Seize ans durant, le gouvernement a réussi à étouffer l’affaire. Les pressions politiques ont eu raison de la justice burkinabè et suite au non-lieu prononcé à 2006 en faveur du principal suspect, les meurtriers de Norbert Zongo n’ont jamais été inquiétés.
 
« Reporters sans frontières se réjouit des déclarations du président de la transition. Il s’agit maintenant de les mettre en oeuvre, en tirant définitivement un trait sur les pratiques politiques du passé, déclare Cléa Kahn-Sriber, responsable du bureau Afrique de Reporters sans frontières. Nous appelons au réexamen de l’affaire Norbert Zongo et demandons aux nouvelles autorités d’identifier les coupables de cet assassinat odieux. »
 
Les carences de l’instruction judiciaire, dénoncées à l’époque par nombre d’organisations de défense des droits humains et de la liberté de l’information, dont Reporters sans frontières, ont récemment été condamnées par la Cour africaine des droits de l’homme et des peuples (CADHP). Le 28 mars 2014, la CADHP a rendu un long arrêt mettant en évidence les multiples manquements de la justice burkinabè dans le traitement de l’affaire Zongo. La cour a notamment dénoncé la durée de la procédure – près de huit ans – et l’audition tardive des parties civiles. Plus étonnant encore, le fait que l’instruction a été close à l’issue du non-lieu de 2006, alors même qu’aucun coupable n’avait été identifié. Selon l’avis même de la Cour, c’est toute la presse qui a été mise sous pression en raison de ce déficit de justice.
 
Le 19 juillet 2006, en effet, une ordonnance de non-lieu avait été prononcée en faveur de Marcel Kafando et de X. Or si l’accusation abandonnait les charges contre Marcel Kafando, il ne coulait pas de source qu’elle renonce à toute poursuite contre d’autres coupables éventuels et décide de clore l’ensemble de l’enquête.

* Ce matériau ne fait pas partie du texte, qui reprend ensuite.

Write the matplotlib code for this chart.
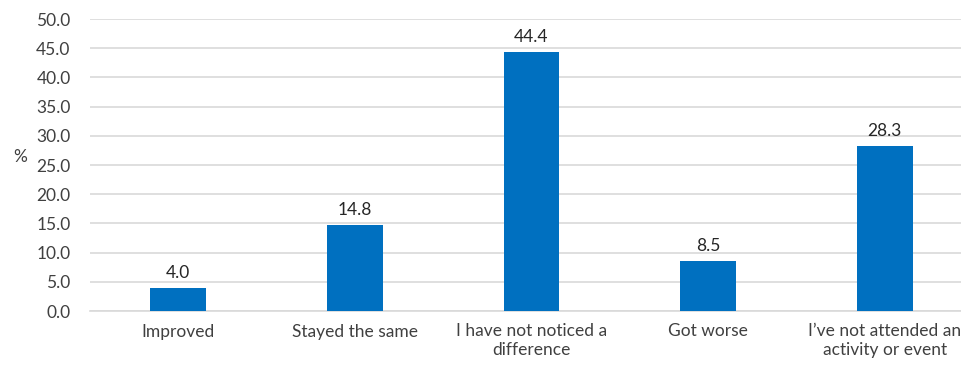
import matplotlib
matplotlib.use("Agg")
import matplotlib.pyplot as plt
import numpy as np

categories = ["Improved", "Stayed the same", "I have not noticed a\ndifference",
              "Got worse", "I\u2019ve not attended an\nactivity or event"]
values = [4.0, 14.8, 44.4, 8.5, 28.3]
yticks = [0, 5, 10, 15, 20, 25, 30, 35, 40, 45, 50]

BAR_COLOR = "#0070C0"
GRID_COLOR = "#D9D9D9"
TEXT_COLOR = "#404040"
FS = 12.5

plt.rcParams["font.family"] = ["Lato", "DejaVu Sans"]

fig = plt.figure(figsize=(9.62, 3.65), dpi=100)
# plot area runs past the right edge, as in the cropped original
ax = fig.add_axes([90 / 962, 1 - 311 / 365, 883 / 962, 292 / 365])

x = np.arange(len(categories))
ax.bar(x, values, width=0.317, color=BAR_COLOR, zorder=3)

for xi, v in zip(x, values):
    ax.annotate(f"{v:.1f}", (xi, v), xytext=(0, 5), textcoords="offset points",
                ha="center", va="bottom", fontsize=FS, color="#262626")

ax.set_xlim(-0.5, len(categories) - 0.5)
ax.set_ylim(0, 50)
ax.set_yticks(yticks)
ax.set_yticklabels([f"{t:.1f}" for t in yticks], fontsize=FS, color=TEXT_COLOR)
ax.set_xticks(x)
ax.set_xticklabels(categories, fontsize=FS, color=TEXT_COLOR, linespacing=1.2)
ax.tick_params(axis="y", length=0, pad=14)
ax.tick_params(axis="x", length=0, pad=9)
ax.grid(axis="y", color=GRID_COLOR, linewidth=1.2, zorder=0)
for side in ["top", "right", "left"]:
    ax.spines[side].set_visible(False)
ax.spines["bottom"].set_color(GRID_COLOR)
ax.spines["bottom"].set_linewidth(1.2)

fig.text(20 / 962, 1 - 157 / 365, "%", fontsize=FS, color=TEXT_COLOR,
         ha="center", va="center")

fig.savefig("out.png", dpi=100)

L’instruction aurait dû se poursuivre malgré le blanchiment du principal accusé, afin d’identifier les commanditaires et exécutants du meurtre. Or la justice burkinabé a alors décide de mettre un point final au dossier. Depuis, ni l’appel interjeté par la partie civile, ni les nouveaux éléments mis en avant par Reporters sans frontières n’ont permis de le rouvrir.
Pourtant l’affaire Zongo est encore une plaie vive au sein de la société burkinabè. Pour preuve, en nommant Adama Sagnon, ancien procureur en charge de l’affaire Zongo, au ministère de la Culture, Michel Kafando s’est attiré les foudres des organisations de la société civile. A peine 48 heures après sa nomination, Adam Sagnon présentait, mardi 25 novembre, sa démission.
 
Le Burkina Faso est classé 52ème sur 180 pays dans le Classement 2014 sur la liberté de la presse
établi par Reporters sans frontières.